Multiband Gravitational-Wave Astronomy: Observing binary inspirals with a decihertz detector, B-DECIGO (1802.06977v3)

Abstract: An evolving Japanese gravitational-wave (GW) mission in the deci-Hz band: B-DECIGO (DECihertz laser Interferometer Gravitational wave Observatory) will enable us to detect GW150914-like binary black holes, GW170817-like binary neutron stars, and intermediate-mass binary black holes out to cosmological distances. The B-DECIGO band slots in between the aLIGO-Virgo-KAGRA-IndIGO (hecto-Hz) and LISA (milli-Hz) bands for broader bandwidth; the sources described emit GWs for weeks to years across the multiband to accumulate high signal-to-noise ratios. This suggests the possibility that joint detection would greatly improve the parameter estimation of the binaries. We examine B-DECIGO's ability to measure binary parameters and assess to what extent multiband analysis could improve such measurement.

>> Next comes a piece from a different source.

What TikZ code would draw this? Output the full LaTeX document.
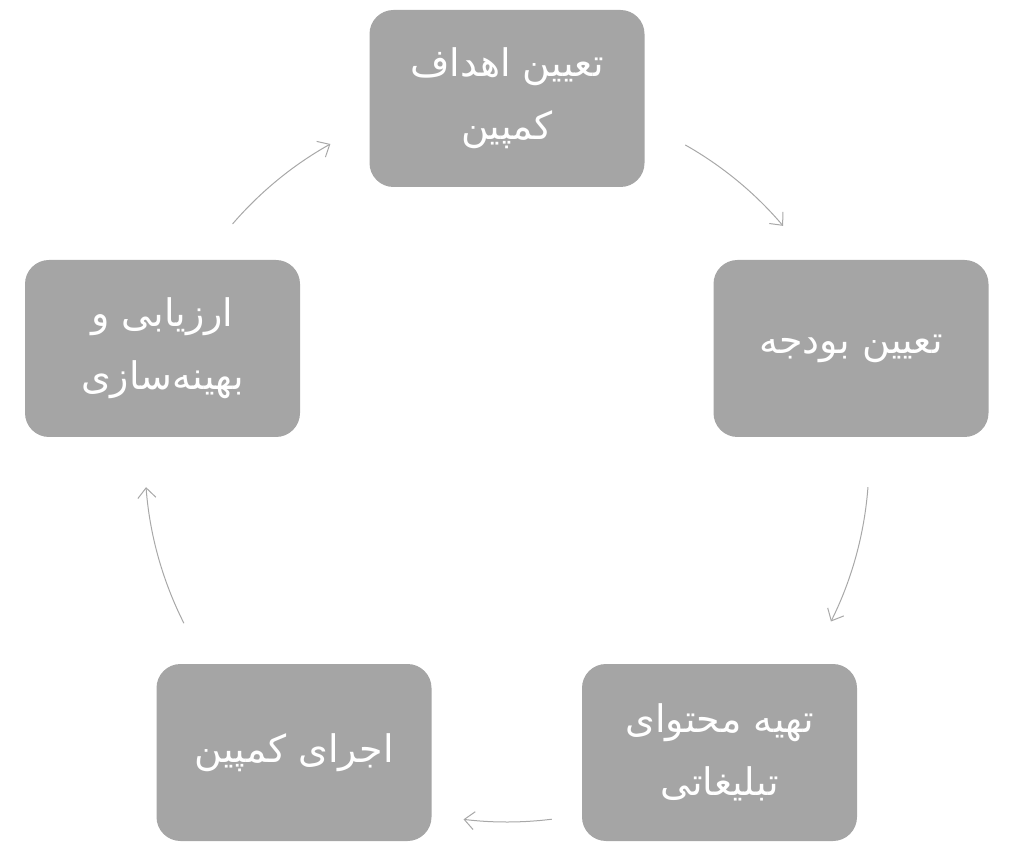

Using non-precessing post-Newtonian waveforms with the Fisher matrix approach, we find for systems like GW150914 and GW170817 that B-DECIGO can measure the mass ratio to within $< 0.1\%$, the individual black-hole spins to within $< 10\%$, and the coalescence time to within $< 5\,$s about a week before alerting aLIGO and electromagnetic facilities. Prior information from B-DECIGO for aLIGO can further reduce the uncertainty in the measurement of, e.g., certain neutron star tidally-induced deformations by factor of $\sim 6$, and potentially determine the spin-induced neutron star quadrupole moment. Joint LISA and B-DECIGO measurement will also be able to recover the masses and spins of intermediate-mass binary black holes at percent-level precision. However, there will be a large systematic bias in these results due to post-Newtonian approximation of exact GW signals.